WORK TO COMPLETE:
Narrow the data below down to the lines containing "document".

################

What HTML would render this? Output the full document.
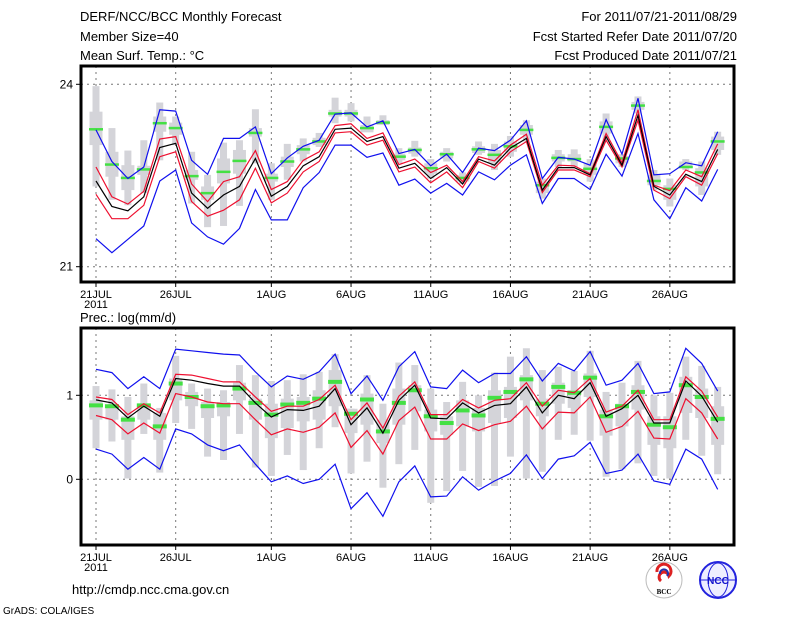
<!DOCTYPE html>
<html><head><meta charset="utf-8"><style>
body{margin:0;background:#fff;width:800px;height:618px;overflow:hidden}
svg{display:block;font-family:"Liberation Sans",sans-serif}
</style></head><body>
<svg id="chart" width="800" height="618" viewBox="0 0 800 618">
<g font-size="13" fill="#000">
<text x="80" y="21">DERF/NCC/BCC Monthly Forecast</text>
<text x="80" y="41">Member Size=40</text>
<text x="80" y="60">Mean Surf. Temp.: °C</text>
<text x="737" y="21" text-anchor="end">For 2011/07/21-2011/08/29</text>
<text x="737" y="41" text-anchor="end">Fcst Started Refer Date 2011/07/20</text>
<text x="737" y="60" text-anchor="end">Fcst Produced Date 2011/07/21</text>
<text x="80" y="322">Prec.: log(mm/d)</text>
<text x="72" y="594">http://cmdp.ncc.cma.gov.cn</text>
<text x="3" y="614" font-size="10">GrADS: COLA/IGES</text>
</g>
<g>
<circle cx="664" cy="580" r="18" fill="#fff" stroke="#bbb"/>
<path d="M657 572 a7 7 0 1 1 12 4 a5 5 0 1 0 -8 5" fill="none" stroke="#d22" stroke-width="3"/>
<path d="M660 574 a4 4 0 1 1 7 2" fill="none" stroke="#23a" stroke-width="2"/>
<text x="664" y="594" font-size="7" text-anchor="middle" font-family="Liberation Serif,serif" font-weight="bold">BCC</text>
<circle cx="718" cy="580" r="18" fill="#eef" stroke="#22d" stroke-width="2"/>
<ellipse cx="718" cy="580" rx="10" ry="17" fill="none" stroke="#22d"/>
<line x1="700" y1="580" x2="736" y2="580" stroke="#22d"/>
<text x="718" y="584" font-size="10" text-anchor="middle" fill="#11c" font-weight="bold">NCC</text>
</g>
<g id="plots"></g>
</svg>
<script>
// ---- Temperature panel data (°C) ----
const days = Array.from({length:40},(_, i)=>i);
const tickDays = [0,5,11,16,21,26,31,36];
const tickLabels = ["21JUL","26JUL","1AUG","6AUG","11AUG","16AUG","21AUG","26AUG"];
const tBlueTop=[23.25,22.73,22.45,22.64,23.58,23.56,22.75,22.52,23.11,23.11,23.30,22.53,22.79,22.98,23.08,23.51,23.53,23.30,23.40,22.86,22.93,22.66,22.85,22.55,22.95,22.91,23.08,23.40,22.45,22.80,22.77,22.67,23.42,22.85,23.77,22.51,22.53,22.71,22.66,23.22];
const tRedTop=[22.64,22.15,22.03,22.24,23.10,23.14,22.36,22.07,22.40,22.48,22.91,22.27,22.40,22.75,22.89,23.32,23.35,23.11,23.20,22.68,22.77,22.55,22.67,22.40,22.81,22.74,23.00,23.18,22.34,22.67,22.66,22.53,23.19,22.71,23.58,22.34,22.25,22.59,22.48,23.02];
const tMean=[22.41,21.99,21.92,22.15,22.96,23.03,22.21,21.96,22.18,22.32,22.78,22.16,22.32,22.66,22.81,23.26,23.28,23.06,23.14,22.62,22.70,22.45,22.63,22.36,22.77,22.67,22.95,23.11,22.26,22.63,22.63,22.51,23.14,22.67,23.49,22.32,22.18,22.52,22.40,22.93];
const tRedBot=[22.19,21.79,21.79,22.01,22.81,22.89,22.07,21.83,21.93,22.10,22.62,22.05,22.21,22.56,22.73,23.20,23.22,23.00,23.08,22.56,22.64,22.38,22.56,22.30,22.73,22.62,22.89,23.06,22.22,22.59,22.59,22.48,23.08,22.64,23.41,22.26,22.12,22.48,22.34,22.86];
const tBlueBot=[21.46,21.23,21.45,21.67,22.41,22.59,21.72,21.49,21.37,21.63,22.27,21.77,21.77,22.30,22.55,23.00,23.00,22.80,22.87,22.34,22.44,22.21,22.37,22.18,22.56,22.43,22.67,22.84,22.04,22.45,22.45,22.27,22.85,22.49,23.19,22.10,21.79,22.30,22.08,22.60];
const tObs=[23.26,22.68,22.46,22.60,23.36,23.28,22.49,22.21,22.56,22.74,23.20,22.46,22.73,22.93,23.06,23.52,23.52,23.28,23.37,22.81,22.92,22.62,22.85,22.46,22.93,22.84,22.98,23.25,22.34,22.79,22.77,22.61,23.30,22.78,23.65,22.41,22.28,22.64,22.55,23.06];
const tBarHi=[23.97,23.28,22.91,23.08,23.70,23.47,22.89,22.51,23.04,23.08,23.59,22.70,23.02,23.11,23.20,23.78,23.69,23.47,23.49,22.95,23.07,22.77,22.95,22.55,23.06,23.02,23.15,23.41,22.45,22.92,22.93,22.77,23.52,22.85,23.80,22.59,22.45,22.77,22.73,23.22];
const tBarLo=[22.32,22.10,22.01,22.21,22.75,23.00,22.04,21.65,21.67,22.00,22.70,22.10,22.43,22.73,22.97,23.36,23.39,23.22,23.33,22.70,22.81,22.45,22.73,22.36,22.84,22.59,22.81,23.06,22.12,22.64,22.64,22.40,23.08,22.64,23.52,22.26,21.99,22.59,22.18,22.84];
const tBoxHi=[23.55,22.89,22.67,22.66,23.47,23.37,22.59,22.32,22.78,22.92,23.28,22.53,22.81,23.00,23.12,23.58,23.58,23.33,23.41,22.86,22.96,22.70,22.89,22.51,22.98,22.92,23.06,23.33,22.40,22.85,22.85,22.70,23.39,22.82,23.71,22.51,22.34,22.73,22.62,23.14];
const tBoxLo=[23.00,22.48,22.26,22.51,23.22,23.17,22.43,22.10,22.37,22.53,23.14,22.40,22.64,22.85,23.00,23.47,23.47,23.21,23.33,22.75,22.86,22.53,22.78,22.40,22.87,22.70,22.89,23.17,22.21,22.73,22.73,22.51,23.19,22.70,23.58,22.34,22.10,22.62,22.32,22.92];
const tTicks=[24,21], tTickLabels=["24","21"];
// ---- Precipitation panel data (log mm/d) ----
const pBlueTop=[1.31,1.27,1.08,1.22,1.08,1.55,1.53,1.51,1.49,1.48,1.28,1.10,1.23,1.19,1.28,1.49,1.02,1.23,0.94,1.34,1.52,1.10,1.08,1.30,1.15,1.26,1.26,1.46,1.17,1.38,1.29,1.52,1.12,1.18,1.38,1.02,1.04,1.56,1.38,1.05];
const pRedTop=[0.98,0.95,0.77,0.90,0.79,1.25,1.24,1.20,1.16,1.16,0.98,0.81,0.87,0.87,0.95,1.12,0.71,0.91,0.61,0.99,1.16,0.77,0.77,0.95,0.85,0.94,0.96,1.15,0.87,1.06,1.03,1.20,0.80,0.87,1.06,0.71,0.71,1.22,1.05,0.74];
const pMean=[0.945,0.91,0.73,0.87,0.75,1.20,1.18,1.14,1.11,1.11,0.91,0.74,0.83,0.82,0.87,1.08,0.65,0.85,0.55,0.94,1.12,0.73,0.72,0.91,0.79,0.88,0.90,1.10,0.79,1.00,0.96,1.15,0.75,0.84,1.00,0.67,0.67,1.17,0.99,0.68];
const pRedBot=[0.76,0.71,0.54,0.67,0.55,1.02,0.98,0.92,0.90,0.90,0.71,0.53,0.60,0.56,0.62,0.79,0.38,0.58,0.30,0.70,0.86,0.48,0.48,0.66,0.58,0.65,0.69,0.87,0.60,0.80,0.79,0.98,0.56,0.63,0.81,0.49,0.48,0.96,0.79,0.48];
const pBlueBot=[0.36,0.30,0.12,0.26,0.12,0.60,0.54,0.41,0.34,0.41,0.18,-0.03,0.04,-0.05,0.00,0.18,-0.35,-0.16,-0.44,-0.03,0.16,-0.21,-0.20,0.03,-0.13,-0.02,0.07,0.29,0.01,0.24,0.28,0.44,0.07,0.11,0.30,-0.02,-0.06,0.36,0.24,-0.12];
const pObs=[0.88,0.87,0.71,0.88,0.63,1.14,0.98,0.87,0.88,1.08,0.91,0.77,0.89,0.91,0.96,1.16,0.78,0.95,0.57,0.91,1.06,0.75,0.67,0.82,0.76,0.97,1.04,1.19,0.90,1.10,1.03,1.21,0.75,0.87,1.04,0.65,0.62,1.12,0.98,0.72];
const pBarHi=[1.11,1.07,0.98,1.14,0.85,1.47,1.14,1.08,1.06,1.36,1.24,1.17,1.18,1.25,1.28,1.49,0.84,1.24,0.90,1.39,1.36,1.08,0.92,1.16,1.00,1.27,1.46,1.56,1.30,1.34,1.29,1.53,1.04,1.15,1.41,1.00,1.03,1.46,1.35,1.10];
const pBarLo=[0.37,0.45,0.01,0.54,0.08,0.67,0.60,0.27,0.23,0.54,0.14,0.04,0.29,0.11,0.37,0.62,0.07,0.21,-0.10,0.18,0.35,-0.28,-0.14,0.10,-0.09,-0.08,0.27,0.01,0.09,0.47,0.53,0.46,0.03,0.12,0.19,0.04,0.01,0.47,0.28,0.06];
const pBoxHi=[0.94,0.89,0.75,0.90,0.79,1.20,1.04,0.92,0.92,1.15,0.96,0.90,0.96,0.98,1.06,1.30,0.84,1.02,0.71,1.08,1.12,0.83,0.75,0.94,0.85,1.06,1.10,1.24,0.96,1.15,1.06,1.26,0.83,0.90,1.12,0.75,0.75,1.22,1.08,0.87];
const pBoxLo=[0.71,0.71,0.47,0.71,0.47,0.94,0.87,0.73,0.75,0.94,0.71,0.49,0.61,0.69,0.71,0.87,0.55,0.65,0.43,0.65,0.81,0.57,0.53,0.63,0.57,0.67,0.73,0.94,0.75,0.90,0.85,0.98,0.52,0.63,0.83,0.41,0.37,0.79,0.73,0.41];
const pTicks=[1,0], pTickLabels=["1","0"];

const NS="http://www.w3.org/2000/svg";
const root=document.getElementById('plots');
function mk(tag,attrs,parent){const e=document.createElementNS(NS,tag);for(const k in attrs)e.setAttribute(k,attrs[k]);(parent||root).appendChild(e);return e;}
const xLeft=81,xRight=734;
function xScale(d){return 96+d*15.94;}

function panel(cfg){
  const g=mk('g',{});
  
  
  const y=v=>cfg.y0+(v-cfg.v0)*(cfg.y1-cfg.y0)/(cfg.v1-cfg.v0);
  tickDays.forEach((d,i)=>{
    const l=mk('line',{x1:xScale(d),x2:xScale(d),y1:cfg.top,y2:cfg.bot,stroke:'#777','stroke-dasharray':'2,4'},g);
    
    
    const tk=mk('line',{x1:xScale(d),x2:xScale(d),y1:cfg.bot,y2:cfg.bot+5,stroke:'#000'},g);
    
    
    const t=mk('text',{x:xScale(d),y:cfg.bot+16,'font-size':'11','text-anchor':'middle'},g);
    t.textContent=tickLabels[i];
    
    
  });
  const yr=mk('text',{x:96,y:cfg.bot+26,'font-size':'11','text-anchor':'middle'},g);
  yr.textContent='2011';
  
  
  cfg.ticks.forEach((v,i)=>{
    const l=mk('line',{x1:xLeft,x2:xRight,y1:y(v),y2:y(v),stroke:'#777','stroke-dasharray':'2,4'},g);
    
    
    const tk=mk('line',{x1:xLeft-5,x2:xLeft,y1:y(v),y2:y(v),stroke:'#000'},g);
    
    
    const t=mk('text',{x:xLeft-8,y:y(v)+4,'font-size':'12','text-anchor':'end'},g);
    t.textContent=cfg.tickLabels[i];
    
    
  });
  days.forEach(d=>{
    const x=xScale(d);
    const b=mk('rect',{x:x-3.5,width:7,y:y(cfg.barHi[d]),height:Math.max(1,y(cfg.barLo[d])-y(cfg.barHi[d])),fill:'#d4d4d9'},g);
    
    
    const bx=mk('rect',{x:x-6.5,width:13,y:y(cfg.boxHi[d]),height:Math.max(1,y(cfg.boxLo[d])-y(cfg.boxHi[d])),fill:'#d4d4d9'},g);
    
    
  });
  days.forEach(d=>{
    const m=mk('rect',{x:xScale(d)-7,width:14,y:y(cfg.obs[d])-cfg.gh/2,height:cfg.gh,fill:'#44e044'},g);
    
    
  });
  const series=[[cfg.blueTop,'#1010ee','blue-max-line'],[cfg.blueBot,'#1010ee','blue-min-line'],[cfg.redTop,'#ee1030','red-upper-line'],[cfg.redBot,'#ee1030','red-lower-line'],[cfg.mean,'#000','ensemble-mean-line']];
  series.forEach(s=>{
    const p=mk('polyline',{points:days.map(d=>xScale(d).toFixed(1)+','+y(s[0][d]).toFixed(1)).join(' '),fill:'none',stroke:s[1],'stroke-width':'1.2'},g);
    
    
  });
  const f=mk('rect',{x:xLeft,y:cfg.top,width:xRight-xLeft,height:cfg.bot-cfg.top,fill:'none',stroke:'#000','stroke-width':'3'},g);
  
  
}
panel({name:'temperature-panel',top:66,bot:282,y0:84.3,v0:24,y1:266.7,v1:21,ticks:tTicks,tickLabels:tTickLabels,
  blueTop:tBlueTop,redTop:tRedTop,mean:tMean,redBot:tRedBot,blueBot:tBlueBot,obs:tObs,barHi:tBarHi,barLo:tBarLo,boxHi:tBoxHi,boxLo:tBoxLo,gh:2.5});
panel({name:'precipitation-panel',top:328,bot:545,y0:395.3,v0:1,y1:479.3,v1:0,ticks:pTicks,tickLabels:pTickLabels,
  blueTop:pBlueTop,redTop:pRedTop,mean:pMean,redBot:pRedBot,blueBot:pBlueBot,obs:pObs,barHi:pBarHi,barLo:pBarLo,boxHi:pBoxHi,boxLo:pBoxLo,gh:4});
</script>
</body></html>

################

WRITTEN RESPONSE:
What HTML would render this? Output the full document.
const root=document.getElementById('plots');
function mk(tag,attrs,parent){const e=document.createElementNS(NS,tag);for(const k in attrs)e.setAttribute(k,attrs[k]);(parent||root).appendChild(e);return e;}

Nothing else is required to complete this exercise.